Der Wetterbericht sagt für Oregon Regen und Dunkelheit voraus
Die enthält auch einige persönliche Momente, die aber stellenweise deplatziert wirken. Wenn durch Flashbacks Julia als Missbrauchsopfer gezeigt wird, soll das wohl belegen, dass sie sich gut in Lucas, der ohnehin aus einer schwierigen familiären Situation stammt, hineinversetzen kann und dort vielleicht ähnliche Vorgänge erwartet, es tut aber wenig zur Sache.
ANTLERS ist aber ein Film, der selten über die eigenen Füße stolpert.
Es gibt keine Stelle, die total daneben wäre, keine unfreiwilligen Lacher, keine dummen Dialoge, Kitsch oder alberne Effekte. Eine Schwäche zeigt der Film damit, dass er die Figuren zwar sympathisch anlegt, aber dem Zuschauer wenig Gelegenheit lässt, intensiv mit ihnen zu fiebern.
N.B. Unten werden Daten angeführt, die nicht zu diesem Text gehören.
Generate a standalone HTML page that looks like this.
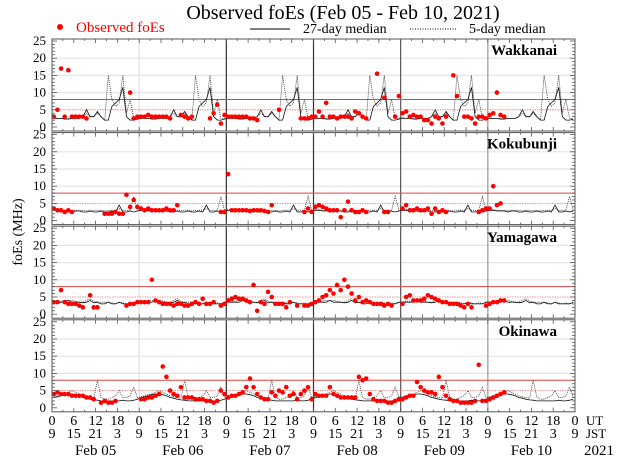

Nägelkauende Spannung kommt daher selten auf und man ist als Beobachter eben Beobachter. Man wahrt – trotz der dichten Stimmung – Abstand.
Fazit:
ANTLERS ist vielleicht nicht der große große Wurf geworden, aber wer ehrlichen Horror ohne Augenrollen will, fährt hiermit ziemlich gut.